I remember describing the northwest to friends as “somewhere you could live in the kind of place we used to go camping.” When you fly into Seattle and look out the window as you’re about to land in Seattle, you may find yourself thinking, “Oh, my God, we’re going to crash into a forest!”
When my fiancé Victoria and I were house-hunting back in 2007, we did a lot of looking around. I had a home in Bothell and worked in Edmonds. She had a house in Ballard and worked in downtown Seattle, so we were looking for a neutral corner. To be honest, I didn’t even know the Broadview area of Seattle existed. But our realtor, Bruce Fulton, found the house we’ve called home for the past 12 years in the heart of this north Seattle neighborhood.
During some of our get-to-know-the-neighbors gatherings, I found out that our little neighborhood was among the “Parade of Homes”, one of the earlier versions of the “Street of Dreams.” I believe 7 of the homes in our neighborhood came with swimming pools, although all but two have been filled-in. Between leaves dropping and our far-from-resort-weather, having a pool in the northwest really isn’t that great.
Tonight, while working on social media posts for a client, I was doing some research into Seattle history and I came across some nuggets that simply blew me away. The “Broadview” area of Seattle is up around the 125th-140th area of the N.W. streets.

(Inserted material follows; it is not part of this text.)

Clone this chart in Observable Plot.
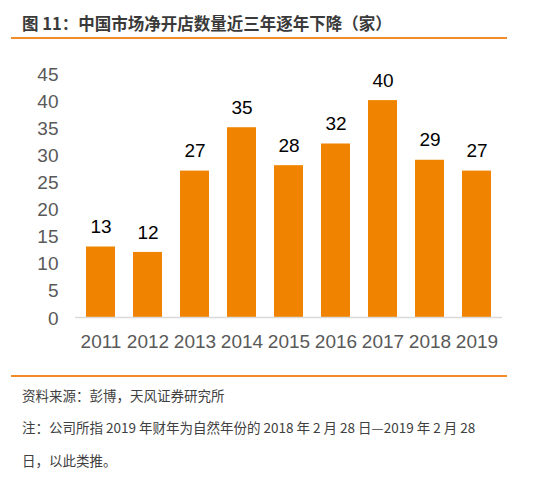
<!DOCTYPE html>
<html><head><meta charset="utf-8">
<script src="https://cdn.jsdelivr.net/npm/d3@7"></script>
<script src="https://cdn.jsdelivr.net/npm/@observablehq/plot@0.6"></script>
<style>
body{margin:0;background:#fff;width:554px;height:479px;overflow:hidden;font-family:"Noto Sans CJK SC","Liberation Sans",sans-serif;}
#title{position:absolute;left:11px;top:0;width:496px;height:37px;border-bottom:2px solid #F28C28;}
#title span{position:absolute;left:11px;top:13px;font-size:16.5px;font-weight:bold;color:#3a3a3a;line-height:20px;white-space:nowrap;}
#chart{position:absolute;left:0;top:40px;}
#foot{position:absolute;left:11px;top:375px;width:496px;border-top:2px solid #F28C28;}
#foot div{position:absolute;left:11px;font-size:13.5px;color:#404040;white-space:nowrap;line-height:18px;}
</style></head>
<body>
<div id="title"><span>图 11：中国市场净开店数量近三年逐年下降（家）</span></div>
<div id="chart"></div>
<div id="foot">
<div style="top:9px">资料来源：彭博，天风证券研究所</div>
<div style="top:41px">注：公司所指 2019 年财年为自然年份的 2018 年 2 月 28 日—2019 年 2 月 28</div>
<div style="top:74px">日，以此类推。</div>
</div>
<script>
const years = ["2011","2012","2013","2014","2015","2016","2017","2018","2019"];
const stores = [13,12,27,35,28,32,40,29,27];
const yTicks = [0,5,10,15,20,25,30,35,40,45];
const data = years.map((y,i)=>({year:y, value:stores[i]}));
const chart = Plot.plot({
  width:554, height:336,
  marginLeft:75, marginRight:52, marginTop:33, marginBottom:59,
  style:{fontFamily:"'Liberation Sans', Arial, sans-serif", background:"transparent"},
  x:{domain:years, paddingInner:0.38, paddingOuter:0.19, label:null, tickSize:0},
  y:{domain:[0,45], ticks:yTicks, label:null, tickSize:0},
  marks:[
    Plot.barY(data,{x:"year", y:"value", fill:"#F08300"}),
    Plot.ruleY([0],{stroke:"#D9D9D9", strokeWidth:1.5}),
    Plot.text(data,{x:"year", y:"value", text:d=>String(d.value), dy:-20, fontSize:19, fill:"#000"}),
    Plot.axisY({ticks:yTicks, tickSize:0, tickPadding:17, fontSize:19, color:"#595959", label:null, dy:1}),
    Plot.axisX({tickSize:0, tickPadding:17, fontSize:19, color:"#595959", label:null})
  ]
});
document.getElementById("chart").appendChild(chart);
</script>
</body></html>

Our home would have a spectacular view of the Puget Sound if it weren’t for all the trees and neighbors, but then again, that’s among the things we loved about this area.
One of the things I learned about this area of North Seattle is that they used to have a place called, Playland. An amusement park located on Bitter Lake that opened in 1930, at a cost of $750,000 to build. This was back in the time when that was a long way out-of-town. The area where we live now used to be where people would have their vacation or weekend homes. Playland opened in 1930 and made it all the way until 1961 before closing forever.
Now, add to that, they used to have an Aurora Race track out here, as well. No kidding.
Can you imagine? Piling the family in the car and then heading out “to the country” to take in some auto racing while sitting in the giant wood bleachers?
And what area would be complete without a drive-in movie theater? It was a mile or so, due east of where we now live.
I’m sure you could get similar results with almost any neighborhood. Do a little digging, Google your neighborhood’s name and you just might some surprises about what went on before you got there. In my case, an amusement park, a race track and a drive-in theater, all made my neighborhood a destination for people to go and play almost a hundred years ago. All those places have been torn down, paved over and are now anything from SHAG housing to a car dealership or even a Dollar Tree store.
Thanks to those who took the time to capture those memories on film and everyone who helped preserve them along the way, so those of us around now can look back and marvel about how special this place is that we live.
It was special then. It’s special now.
Gosh, Tim. I remember all those things. Auntie Ethel lived at 11804 9th NW!